(1) Technical Field
The present invention relates generally to semiconductor devices and more particularly to a device including an NFET/PFET having dual etch stop liners and a protective layer for preventing the etching of an underlying silicide layer during removal of a portion of an etch stop liner.
(2) Related Art
The application of stresses to field effect transistors (FETs) is known to improve their performance. When applied in a longitudinal direction (i.e., in the direction of current flow), tensile stress is known to enhance electron mobility (or n-channel FET (NFET) drive currents) while compressive stress is known to enhance hole mobility (or p-channel FET (PFET) drive currents).

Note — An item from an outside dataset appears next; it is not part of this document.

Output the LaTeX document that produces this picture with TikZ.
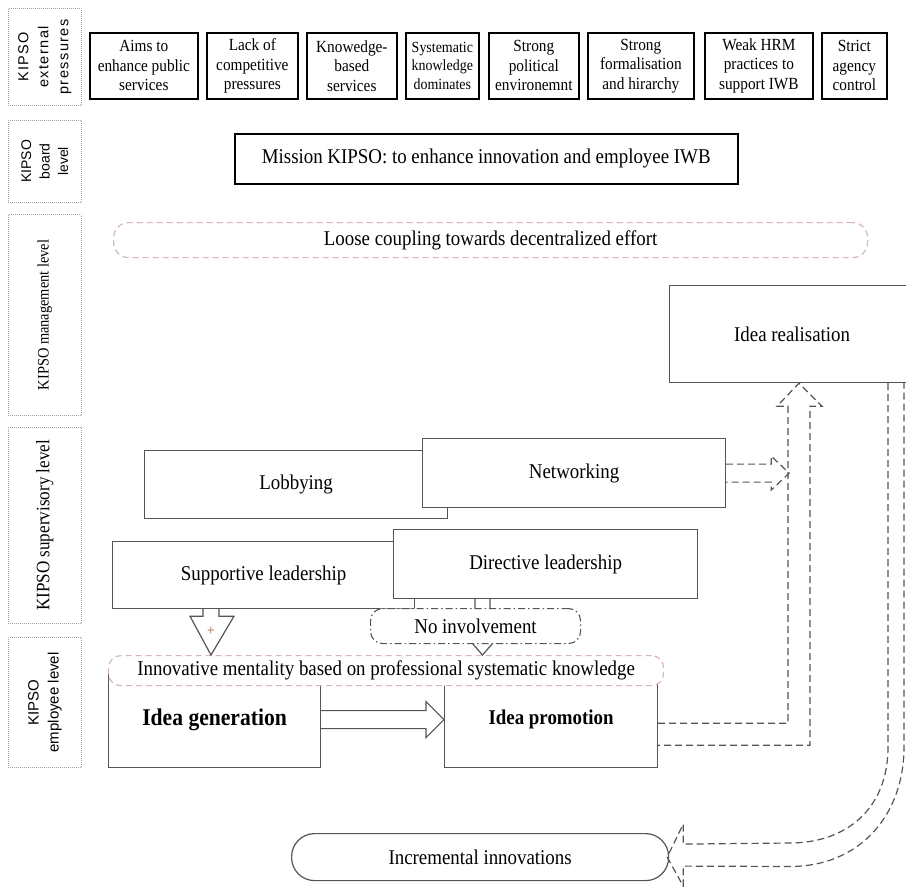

One way to apply such stresses to a FET is the use of intrinsically-stressed barrier silicon nitride liners. For example, a tensile-stressed silicon nitride liner may be used to cause tension in an NFET channel while a compressively-stressed silicon nitride liner may be used to cause compression in a PFET channel. Accordingly, a dual/hybrid liner scheme is necessary to induce the desired stresses in an adjacent NFET and PFET.
In the formation of a dual/hybrid barrier nitride liner for stress enhancement of NFET/PFET devices, the first deposited liner must be removed in one of the two FET regions by patterning and etching. In order to ensure sufficient contact of a second deposited liner, it is preferable that the first liner be completely removed from the FET region. However, complete removal of the first liner requires an overetch, necessarily resulting in some etching of the underlying silicide. Etching of the silicide, in turn, results in an increase in silicide resistance (Rs).
FIG. 1 shows a device 100 typical of the prior art, comprising a buried silicon dioxide (BOX) 110, a shallow trench isolation (STI) 120, an n-channel field effect transistor (NFET) 140, a spacer 142, a p-channel field effect transistor (PFET) 150, a spacer 152, a tensile silicon nitride liner 170 adjacent NFET 140, a compressive silicon nitride liner 180 adjacent PFET 150, an intact silicide layer 130a, 130b, and an etched silicide layer 132a, 132b. As can be seen in FIG. 1, during the manufacture of device 100, the etching of tensile silicon nitride liner 170 from an area adjacent PFET 150 has resulted in etched silicide layer 132a, 132b being thinner than silicide layer 130a, 130b adjacent NFET 140. As noted above, etched silicide layer 132a, 132b has an increased Rs relative to silicide layer 130a, 130b. 
Silicide layer 130a, 130b normally has a thickness between about 15 nm and about 50 nm, with a corresponding Rs between about 6 ohm/sq and about 20 ohm/sq. By comparison, etched silicide layer 132a, 132b could have a thickness between about 5 nm and about 40 nm, with a corresponding Rs between about 12 ohm/sq and about 40 ohm/sq.
For technologies beyond 90 nm, which utilize sub-50 nm gate lengths and less than 100 nm diffusion widths, increases in Rs are unacceptable for at least two reasons. First, the increases in Rs will impact performance of the device. Second, erosion of the silicide layer increases the chance of failure by causing polysilicon conductor (PC) discontinuities in critical circuits.
Accordingly, a need exists for a semiconductor device having dual etch stop liners and an unetched silicide layer and methods for the manufacture of such a device.